I have been enjoying this blog and am pleased to be getting comments and commentary here. Of course, sometimes the comments I get are spamtastic, but there was one I got the other day that really got my mind turning. At first, I thought it was one of those strange comments that I would just hit delete on, but something made me take a breath and re-read it. This is what the person said:
“As there can be no breathing without movement, and no movement without breath, we learn of the power of life contained in each breath we take.”
I was glad I took a breath. I didn’t totally get it, but it kind of blew my mind. Taking a breath is a good idea.
In fact, there’s lots of research on why the act of being mindful about your breathing—and in stressful situations, remembering to breathe—is really good for us. It isn’t hard to get twisted up and turned around. Seeing as we are capable of having anywhere from five to nine thoughts simultaneously, we can get overwhelmed pretty quickly. Taking a breath (or several) allows us to collect ourselves a bit and figure out where we’re going next…how we will respond to the onslaught…how we want to be moving within whatever it is we’re facing.
Taking a breath doesn’t change the material circumstances. Taking a breath doesn’t change that your job is hard, or that your mother is dead, or that your kids aren’t listening to you and one of them just threw up on you after having stolen the hidden stash of chocolate from the way-high-up-cupboard. If you’re in an argument with your partner, taking a breath doesn’t change that s/he (or you) is (or are) being a jerk. But it does change how we might react to whatever’s in front of us. In an argument with someone you care about, it’s pretty easy to go straight for the zinger that will shut down the other side. But usually we’re then left with feeling crumby that we were hurtful, and whatever we were originally hurt about is now off the table for resolution, because we now have some humble pie to shovel down. Taking a breath may help us to contribute meaningfully to the resolution of the problem.
Taking a breath can also give us time to figure out what we can change, and what we simply must accept (check out the last post on acceptance). Taking a breath may save us from wasting a ton of energy on trying to move a mountain, rather than figuring out how to like where we are, or how to scale the mountain.

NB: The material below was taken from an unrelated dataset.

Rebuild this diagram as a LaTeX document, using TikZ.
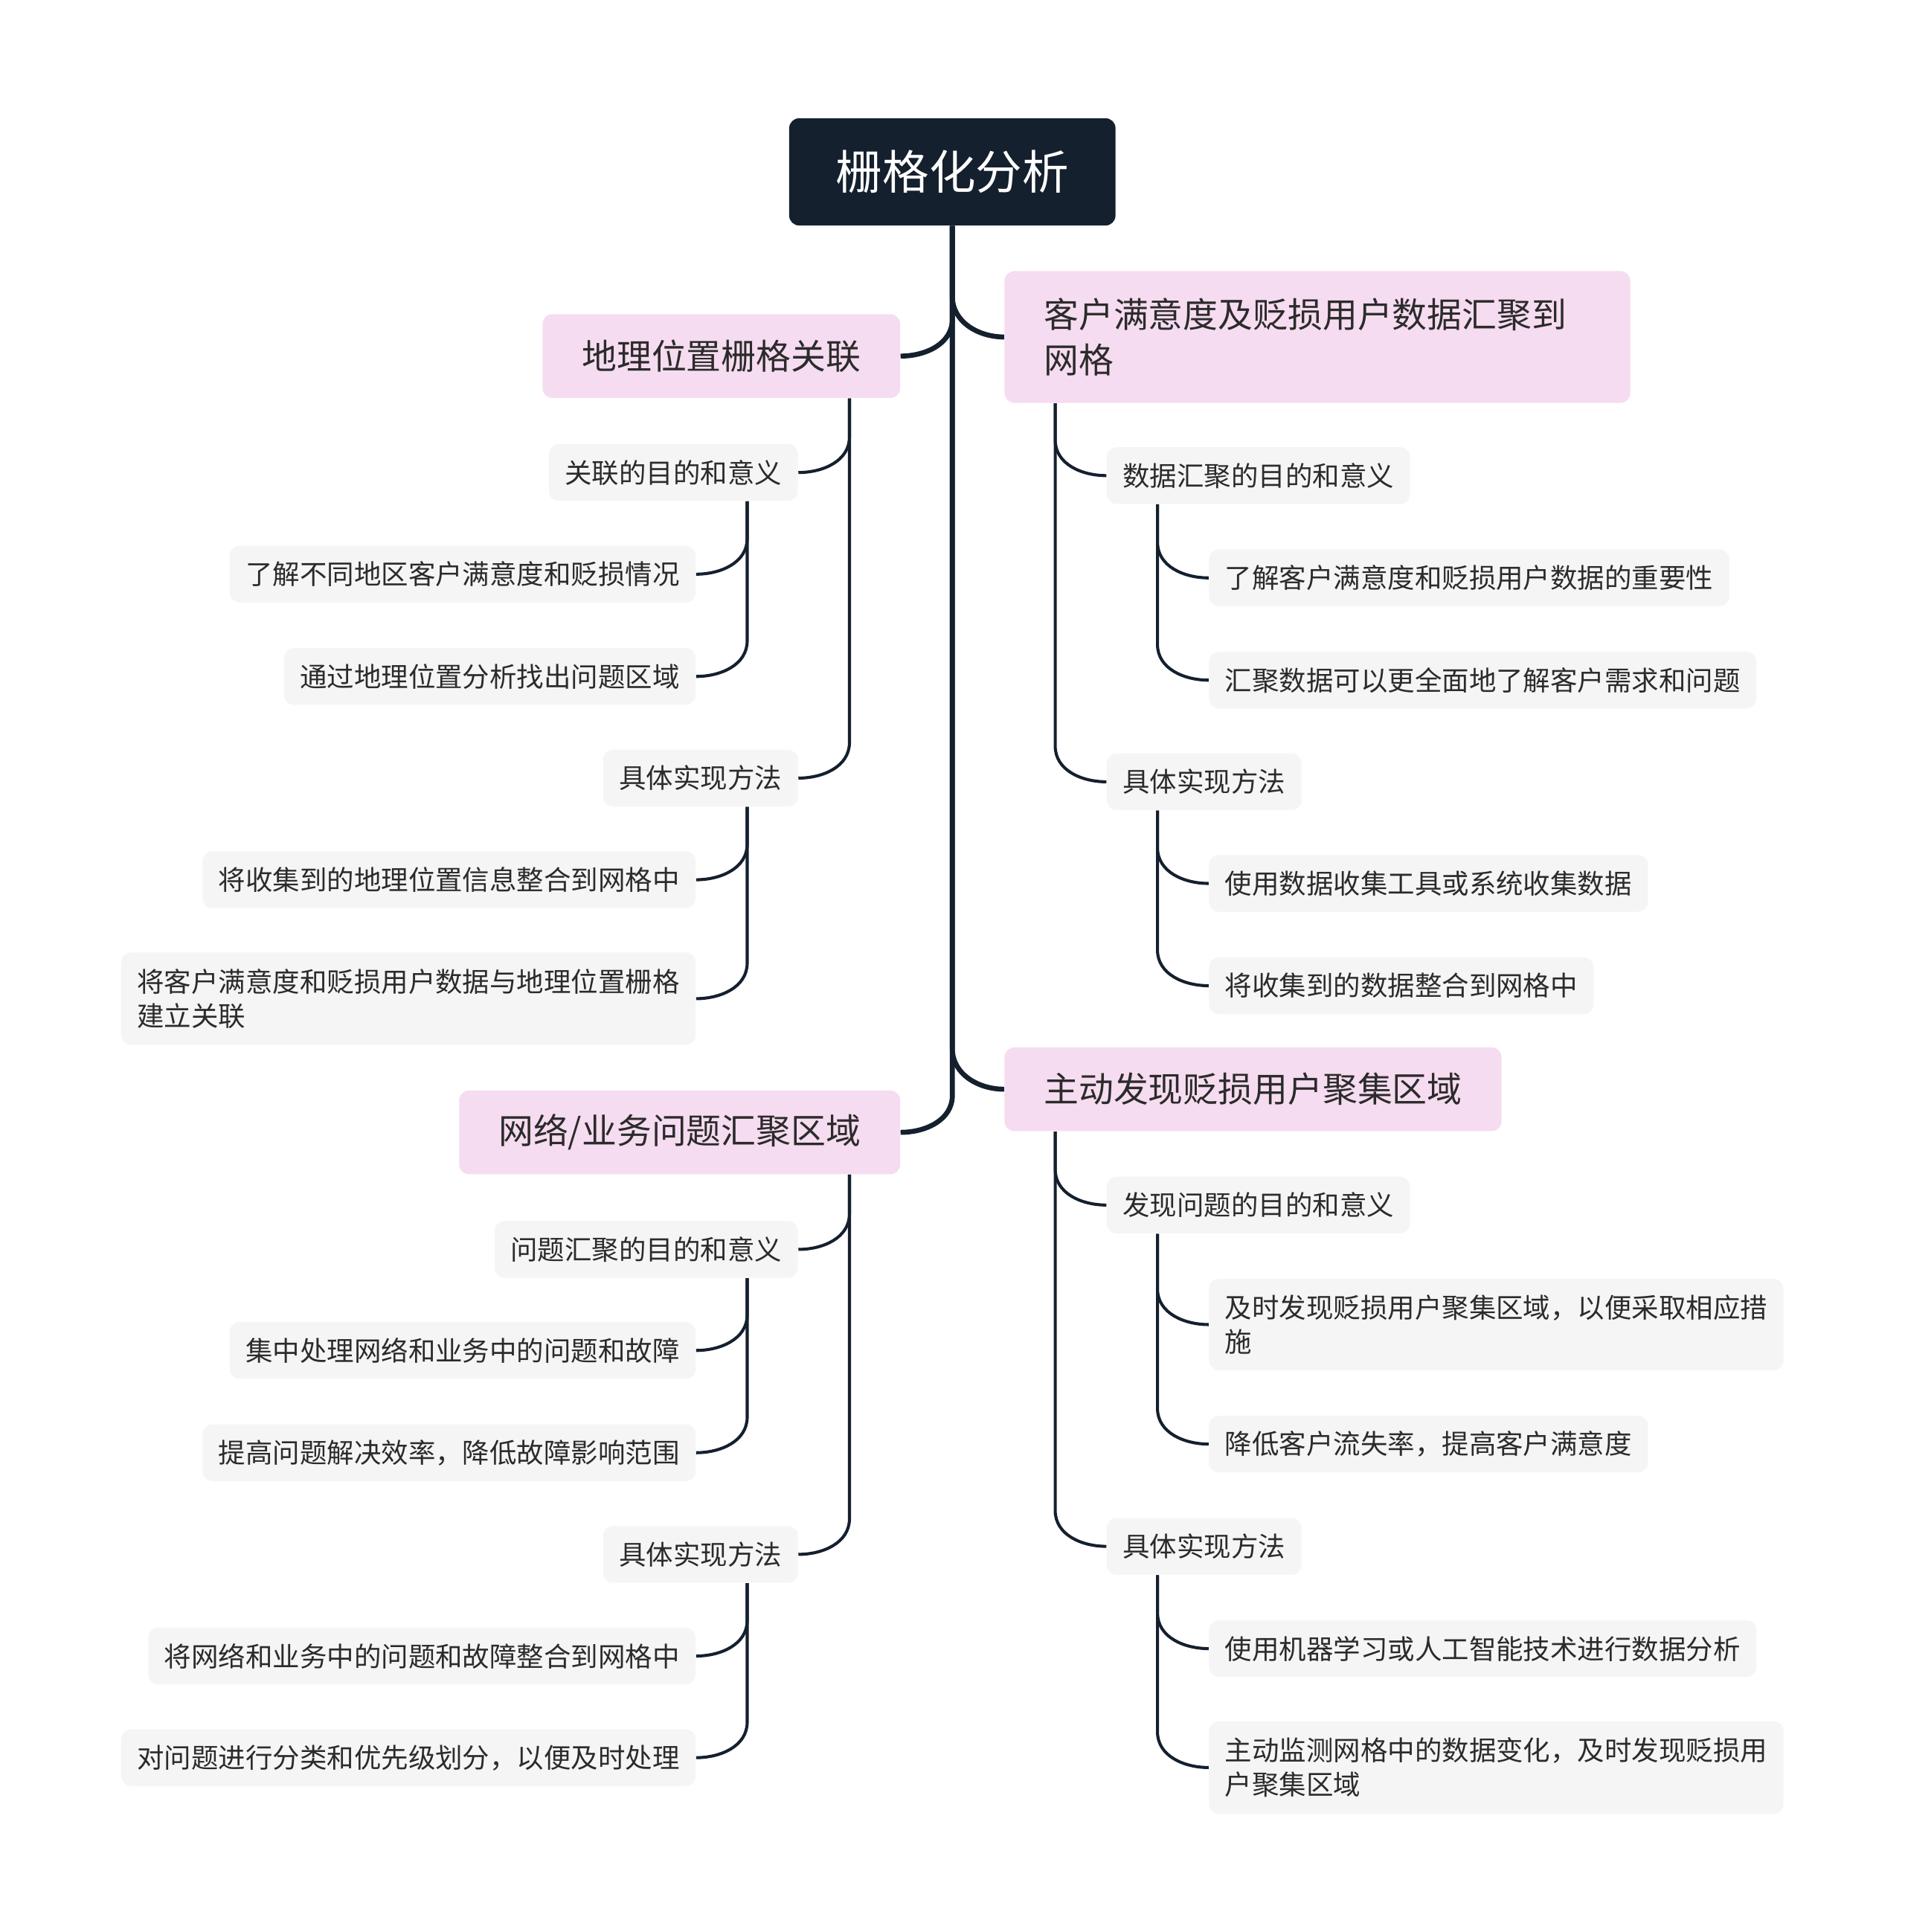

In the breathing, we can move back into ourselves and listen more keenly to what our real needs and values are.
Of course, sometimes, knowing what our needs and values are doesn’t always impel us to action, and that’s ok, too. I keep thinking of Ingrid Michaelson’s song “Keep Breathing.” She sings ethereally:
The storm is coming, but I don’t mind
People are dying, I close my blinds
All that I know is I’m breathing, now.
Sometimes breathing is enough. Sometimes it’s what we do to hold on when the roller coaster is full tilt and we hadn’t really planned on buying that particular ticket, but there we are, sitting at the front of the train. It’s not that closing her blinds is callous or unfeeling—it’s that sometimes we have to accept that which we cannot change, and all we can do is keep breathing. We just keep breathing until we figure out what’s next. And we do our best.
The breathing isn’t complicated. In fact, we come by it quite naturally. Taking a breath is just taking a moment to take in air through your nose trying to fill your belly, pause, and slowly let it out through your mouth. If you’re tense, you probably can’t and don’t breathe deeply, so don’t force it, because then you’ll hyperventilate and think you’re having a panic attack and then you’ll be doubly miserable. Take in a breath that is comfortable at your current rate of breathing, and just try to imagine each breath getting slightly more drawn out, until you can get your heart rate back down to something manageable. You’ll figure out what comes next. You’ll do your best.